We quickly figured out how to use the bread slicing machines, though we occasionally came home with the wrong type of bread. (Oh no, this isn’t raisin bread? What are those brown things in the bread? Nuts? Why does it taste bitter? I thought this was a sweet bread!)
The meat section was challenging because we couldn’t distinguish the different cuts of beef and pork. A Southern girl, I wanted to make BBQ sandwiches but didn’t want to humiliate myself trying to explain to the butcher I needed a “pork butt roast.”
It was the dairy case, however, that was our complete undoing. Was the selection really as enormous as it seemed or did I just not pay attention in the U.S. ? I’m not sure, but my impression is that Belgians enjoy as many varieties of yogurt as Americans have types of soft drinks.
I was baffled by the rows and rows of dairy products. How were they different? Were any of them low-fat? Which bottle of milk was skim? And what about all these blocks of cheese—what was what?
I’ve come home with yogurt when I thought I was buying sour cream. I once unwrapped what I thought was a block of cheddar cheese and was quickly overcome by its vile smell. (Not feeling adventurous, I tossed it straight into the trash and took the bag outside so it wouldn’t pollute my kitchen.)
One morning I opened and poured what I thought was milk into my coffee and it curdled. Oops, that was buttermilk in disguise. Ewwww.
With the dairy section at the grocery store leaving such a sour taste in my mouth, it was clear I had to be better prepared. I knew I needed a Dutch-English dictionary but where to find one? Once again, I was lost. It took me weeks of wandering into bookstores before I triumphed.
However, my elation was short-lived. One problem solved, another revealed. It’s not enough to own a Dutch dictionary, I must bring it with me to the store. Somehow I always forget it and keep repeating my shopping mistakes.
Hmmm, if only I could replace my foggy brain with an upgraded model that has improved memory. Anyone know where to purchase that?

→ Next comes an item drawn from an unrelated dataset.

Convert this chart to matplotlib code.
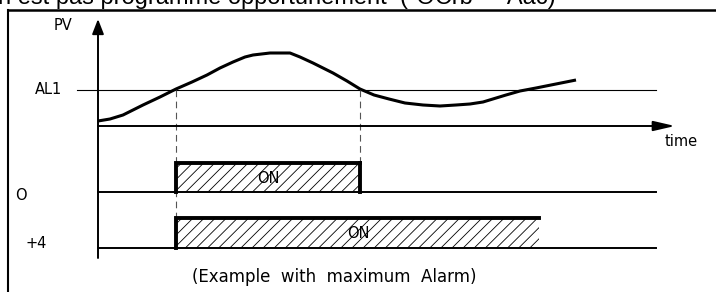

© 2005 Veronica McCabe Deschambault. All rights reserved.
December 15, 2005
Reader Comments (2)
My parents tell the story of their first US supermarket encounter in 1970. They spoke basic English but could not read food can labels. We ended up with a lot of weird items in our cupboards. They looked suspiciously at the gallon milk containers... "Is that milk?" "So much?"
I look back on these culture/language mishaps with a laugh.
[Response from V-Grrrl: One of the first things E's Belgian cousins commented on was the size of our milk packaging: "Look! Look! A big milk--just like in the movies!" It was a half gallon container.]